SEOUL, South Korea — North Korea appears to have stopped loudspeakers near the border targeting South Korea, South Korea’s Joint Chiefs of Staff said Thursday.

The JCS said that North Korean loudspeaker broadcasts were not heard on Thursday, and the South Korean military was monitoring Pyongyang’s activities.

Seoul suspended its own loudspeaker broadcasts near the border targeting North Korea on Wednesday, after having resumed propaganda and K-pop blasts last year during a time of growing tension with its neighbor.

South Korean President Lee Jae-myung, who took office this month vowing to resume dialogue with the North, ordered the move to ease tension, reduce military confrontation and build trust, his spokesperson said, as North Korea has refrained from provocations lately.

Those living near the heavily fortified border have opposed the loudspeaker broadcasts, which they blame for severe noise nuisance.

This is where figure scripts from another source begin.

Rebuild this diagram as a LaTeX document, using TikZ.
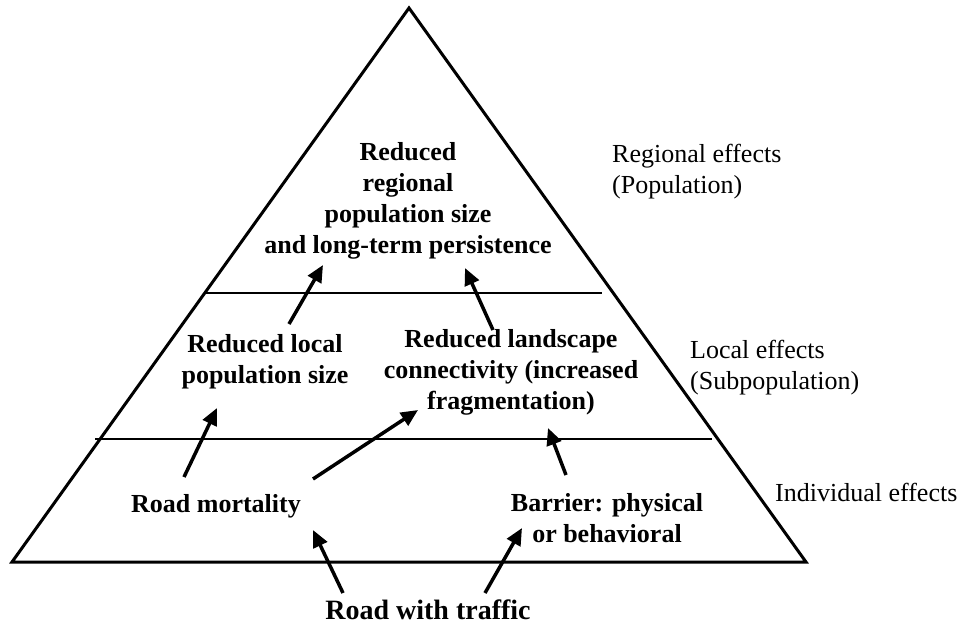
\documentclass[tikz,border=0pt]{standalone}
\usepackage{fontspec}
\setmainfont{Liberation Serif}
\usetikzlibrary{arrows.meta}
\begin{document}
\begin{tikzpicture}[x=1pt,y=-1pt,
  lbl/.style={font=\fontsize{26}{31}\selectfont\bfseries, align=center, inner sep=0pt},
  side/.style={font=\fontsize{26}{31}\selectfont, align=left, anchor=west, inner sep=0pt},
  arr/.style={line width=3.5pt, -{Triangle[length=17pt,width=15pt]}},
  tier/.style={line width=2pt},
  edge/.style={line width=3pt, line join=miter}]
\useasboundingbox (0,0) rectangle (967,626);
% pyramid
\coordinate (apex) at (409,8);
\coordinate (bl) at (12,562);
\coordinate (br) at (806,562);
\draw[edge] (apex) -- (br) -- (bl) -- cycle;
\coordinate (t1a) at (205,293); \coordinate (t1b) at (602,293);
\coordinate (t2a) at (95,439);  \coordinate (t2b) at (712,439);
\draw[tier] (t1a) -- (t1b);
\draw[tier] (t2a) -- (t2b);
% texts
\node[lbl] (regional) at (408,201) {Reduced\\regional\\population size\\and long-term persistence};
\node[lbl] (localpop) at (265,362) {Reduced local\\population size};
\node[lbl] (connect) at (511,372) {Reduced landscape\\connectivity (increased\\fragmentation)};
\node[lbl] (mort) at (216,506) {Road mortality};
\node[lbl] (barrier) at (607,518) {Barrier: physical\\or behavioral};
\node[lbl, font=\fontsize{28}{34}\selectfont\bfseries] (road) at (428,610) {Road with traffic};
\node[side] (lreg) at (612,172) {Regional effects\\(Population)};
\node[side] (lloc) at (690,368) {Local effects\\(Subpopulation)};
\node[side] (lind) at (775,492) {Individual effects};
% arrows
\coordinate (a1) at (289,324); \coordinate (a2) at (323,265);
\coordinate (b1) at (493,330); \coordinate (b2) at (465,268);
\coordinate (c1) at (184,477); \coordinate (c2) at (217,408);
\coordinate (d1) at (313,479); \coordinate (d2) at (418,410);
\coordinate (e1) at (566,475); \coordinate (e2) at (548,428);
\coordinate (f1) at (343,593); \coordinate (f2) at (313,530);
\coordinate (g1) at (485,593); \coordinate (g2) at (522,528);
\draw[arr] (a1) -- (a2);
\draw[arr] (b1) -- (b2);
\draw[arr] (c1) -- (c2);
\draw[arr] (d1) -- (d2);
\draw[arr] (e1) -- (e2);
\draw[arr] (f1) -- (f2);
\draw[arr] (g1) -- (g2);
\end{tikzpicture}
\end{document}
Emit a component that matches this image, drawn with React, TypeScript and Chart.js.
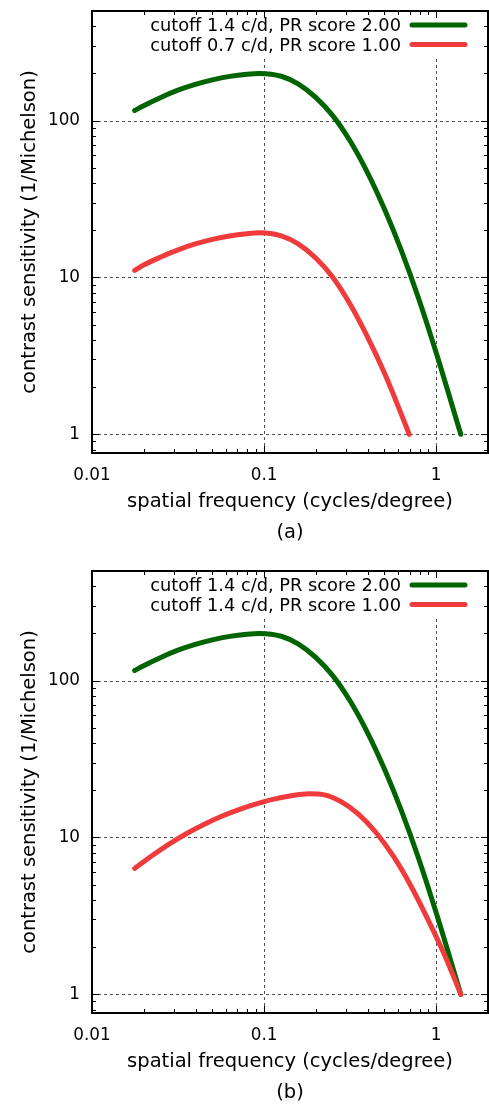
import React, { useEffect, useRef } from 'react';
import { Chart, registerables } from 'chart.js';

Chart.register(...registerables);

const FONT = "'DejaVu Sans', 'Liberation Sans', Arial, sans-serif";

// ---- axes ----
const X_TICKS = [0.01, 0.1, 1];
const X_TICK_LABELS = ['0.01', '0.1', '1'];
const Y_TICKS = [1, 10, 100];
const Y_TICK_LABELS = ['1', '10', '100'];
const X_MIN = 0.01;
const X_MAX = 2;
const Y_MIN = 0.76;
const Y_MAX = 500;
const X_TITLE = 'spatial frequency (cycles/degree)';
const Y_TITLE = 'contrast sensitivity (1/Michelson)';

// ---- series ----
const GREEN_FREQ = [0.0177, 0.01995, 0.0251, 0.0316, 0.0398, 0.0501, 0.0631, 0.0794, 0.094, 0.1259, 0.1585, 0.1995, 0.2512, 0.3162, 0.3981, 0.5012, 0.631, 0.794, 1.0, 1.39];
const GREEN_CS = [116, 124.5, 140.6, 156.3, 170.2, 182, 191.4, 197.7, 200, 191.9, 171, 140.6, 107.2, 74.1, 46.8, 27.2, 14.6, 7.24, 3.31, 1.0];

const RED_A_FREQ = [0.0177, 0.01995, 0.0251, 0.0316, 0.0398, 0.0501, 0.0631, 0.0794, 0.094, 0.1259, 0.1585, 0.1995, 0.2512, 0.3162, 0.3981, 0.5012, 0.631, 0.697];
const RED_A_CS = [11.1, 12.0, 13.5, 15.0, 16.35, 17.5, 18.4, 19.0, 19.25, 18.4, 16.3, 13.3, 10.0, 6.75, 4.2, 2.45, 1.32, 1.0];

const RED_B_FREQ = [0.0177, 0.0224, 0.0282, 0.0355, 0.0447, 0.0562, 0.0708, 0.0891, 0.1122, 0.1413, 0.183, 0.2239, 0.2818, 0.3548, 0.4467, 0.5623, 0.7079, 0.8913, 1.122, 1.39];
const RED_B_CS = [6.35, 7.67, 9.1, 10.6, 12.1, 13.6, 15.0, 16.3, 17.5, 18.4, 19.0, 18.7, 16.87, 14.03, 10.76, 7.62, 4.98, 3.03, 1.77, 1.0];

const LABEL_GREEN = 'cutoff 1.4 c/d, PR score 2.00';
const LABEL_RED_A = 'cutoff 0.7 c/d, PR score 1.00';
const LABEL_RED_B = 'cutoff 1.4 c/d, PR score 1.00';
const CAPTION_A = '(a)';
const CAPTION_B = '(b)';

const GREEN = '#006400';
const RED = '#ef3b3b';

const W = 489;
const H = 545;

function minorValues(min: number, max: number): number[] {
  const out: number[] = [];
  for (let d = 0.001; d <= 1000; d *= 10) {
    for (let m = 2; m <= 9; m++) {
      const v = +(m * d).toPrecision(6);
      if (v > min * 1.0001 && v < max * 0.9999) out.push(v);
    }
  }
  return out;
}

const framePlugin = {
  id: 'gnuFrame',
  beforeDatasetsDraw(chart: any) {
    const { ctx, chartArea: a, scales } = chart;
    const x = scales.x;
    const y = scales.y;
    ctx.save();
    ctx.strokeStyle = '#505050';
    ctx.lineWidth = 1;
    ctx.setLineDash([3, 3]);
    X_TICKS.forEach((v) => {
      const px = Math.round(x.getPixelForValue(v)) + 0.5;
      ctx.beginPath();
      ctx.moveTo(px, a.top);
      ctx.lineTo(px, a.bottom);
      ctx.stroke();
    });
    Y_TICKS.forEach((v) => {
      const py = Math.round(y.getPixelForValue(v)) + 0.5;
      ctx.beginPath();
      ctx.moveTo(a.left, py);
      ctx.lineTo(a.right, py);
      ctx.stroke();
    });
    ctx.restore();
  },
  afterDatasetsDraw(chart: any, _args: any, opts: any) {
    const { ctx, chartArea: a, scales } = chart;
    const x = scales.x;
    const y = scales.y;
    ctx.save();
    // opaque key box
    ctx.fillStyle = '#ffffff';
    ctx.fillRect(140, a.top + 1, a.right - 8 - 140, 45);
    // key entries
    const entries = opts.entries || [];
    entries.forEach((e: any, i: number) => {
      const ly = a.top + 14 + i * 19.5;
      ctx.fillStyle = '#000';
      ctx.font = `17.8px ${FONT}`;
      ctx.textAlign = 'right';
      ctx.textBaseline = 'middle';
      ctx.fillText(e.text, a.right - 87, ly + 1.5);
      ctx.strokeStyle = e.color;
      ctx.lineWidth = 5;
      ctx.lineCap = 'round';
      ctx.beginPath();
      ctx.moveTo(a.right - 76, ly);
      ctx.lineTo(a.right - 23, ly);
      ctx.stroke();
    });
    // tick marks (inward, all four sides)
    ctx.strokeStyle = '#000';
    ctx.lineWidth = 1;
    ctx.lineCap = 'butt';
    const xTick = (v: number, len: number) => {
      const px = Math.round(x.getPixelForValue(v)) + 0.5;
      ctx.beginPath();
      ctx.moveTo(px, a.bottom);
      ctx.lineTo(px, a.bottom - len);
      ctx.moveTo(px, a.top);
      ctx.lineTo(px, a.top + len);
      ctx.stroke();
    };
    const yTick = (v: number, len: number) => {
      const py = Math.round(y.getPixelForValue(v)) + 0.5;
      ctx.beginPath();
      ctx.moveTo(a.left, py);
      ctx.lineTo(a.left + len, py);
      ctx.moveTo(a.right, py);
      ctx.lineTo(a.right - len, py);
      ctx.stroke();
    };
    X_TICKS.forEach((v) => xTick(v, 7));
    minorValues(X_MIN, X_MAX).forEach((v) => xTick(v, 4));
    Y_TICKS.forEach((v) => yTick(v, 7));
    minorValues(Y_MIN, Y_MAX).forEach((v) => yTick(v, 4));
    // border
    ctx.lineWidth = 2;
    ctx.strokeRect(a.left, a.top, a.right - a.left, a.bottom - a.top);
    ctx.restore();
  },
};

function Panel(props: { top: number; redFreq: number[]; redCs: number[]; redLabel: string; caption: string }) {
  const ref = useRef<HTMLCanvasElement>(null);
  useEffect(() => {
    const common = {
      borderWidth: 5,
      pointRadius: 0,
      pointHoverRadius: 0,
      fill: false,
      cubicInterpolationMode: 'monotone' as const,
      borderCapStyle: 'round' as const,
      borderJoinStyle: 'round' as const,
    };
    const chart = new Chart(ref.current as HTMLCanvasElement, {
      type: 'line',
      data: {
        datasets: [
          {
            label: LABEL_GREEN,
            data: GREEN_FREQ.map((f, i) => ({ x: f, y: GREEN_CS[i] })),
            borderColor: GREEN,
            backgroundColor: GREEN,
            order: 1,
            ...common,
          },
          {
            label: props.redLabel,
            data: props.redFreq.map((f, i) => ({ x: f, y: props.redCs[i] })),
            borderColor: RED,
            backgroundColor: RED,
            order: 0,
            ...common,
          },
        ],
      },
      options: {
        responsive: false,
        animation: false,
        devicePixelRatio: 1,
        layout: { padding: { top: 11, right: 1, left: 0, bottom: 0 } },
        plugins: {
          legend: { display: false },
          tooltip: { enabled: false },
          title: {
            display: true,
            position: 'bottom',
            fullSize: false,
            text: props.caption,
            color: '#000',
            font: { family: FONT, size: 19.5, weight: 'normal', lineHeight: 1 },
            padding: { top: 0, bottom: 2 },
          },
          gnuFrame: {
            entries: [
              { text: LABEL_GREEN, color: GREEN },
              { text: props.redLabel, color: RED },
            ],
          },
        } as any,
        scales: {
          x: {
            type: 'logarithmic',
            min: X_MIN,
            max: X_MAX,
            grid: { display: false, drawTicks: false },
            border: { display: false },
            afterBuildTicks: (s: any) => {
              s.ticks = X_TICKS.map((v) => ({ value: v }));
            },
            afterFit: (s: any) => {
              s.height = 70.5;
              s.paddingLeft = 0;
              s.paddingRight = 0;
              s.paddingTop = 0;
              s.paddingBottom = 0;
            },
            ticks: {
              autoSkip: false,
              maxRotation: 0,
              minRotation: 0,
              padding: 13,
              color: '#000',
              font: { family: FONT, size: 16.8 },
              callback: (_v: any, i: number) => X_TICK_LABELS[i],
            },
            title: {
              display: true,
              text: X_TITLE,
              color: '#000',
              font: { family: FONT, size: 19.5 },
              padding: { top: 0, bottom: 10 },
            },
          },
          y: {
            type: 'logarithmic',
            min: Y_MIN,
            max: Y_MAX,
            grid: { display: false, drawTicks: false },
            border: { display: false },
            afterBuildTicks: (s: any) => {
              s.ticks = Y_TICKS.map((v) => ({ value: v }));
            },
            afterFit: (s: any) => {
              s.width = 92;
              s.paddingLeft = 0;
              s.paddingRight = 0;
              s.paddingTop = 0;
              s.paddingBottom = 0;
            },
            ticks: {
              autoSkip: false,
              padding: 12,
              color: '#000',
              font: { family: FONT, size: 16.8 },
              callback: (_v: any, i: number) => Y_TICK_LABELS[i],
            },
            title: {
              display: true,
              text: Y_TITLE,
              color: '#000',
              font: { family: FONT, size: 19.5 },
              padding: { top: 18.3, bottom: 0 },
            },
          },
        } as any,
      },
      plugins: [framePlugin as any],
    });
    return () => chart.destroy();
  }, []);
  return (
    <div style={{ position: 'absolute', left: 0, top: props.top, width: W, height: H }}>
      <canvas ref={ref} width={W} height={H} style={{ display: 'block', width: W, height: H }} />
    </div>
  );
}

export default function App() {
  return (
    <div style={{ position: 'absolute', left: 0, top: 0, width: 489, height: 1105, background: '#fff' }}>
      <Panel top={0} redFreq={RED_A_FREQ} redCs={RED_A_CS} redLabel={LABEL_RED_A} caption={CAPTION_A} />
      <Panel top={560} redFreq={RED_B_FREQ} redCs={RED_B_CS} redLabel={LABEL_RED_B} caption={CAPTION_B} />
    </div>
  );
}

Seoul’s resumption last July of a round-the-clock campaign of loudspeaker broadcasts was in response to Pyongyang’s launch of balloons carrying trash over the border, the South’s military said at the time.

Pyongyang had said the balloons were retaliation for a propaganda campaign by North Korean defectors and activists in the South who regularly send inflatables with anti-Pyongyang leaflets and other items across the border.

The two Koreas remain technically at war since an armistice ended fighting in the 1950-53 Korean War.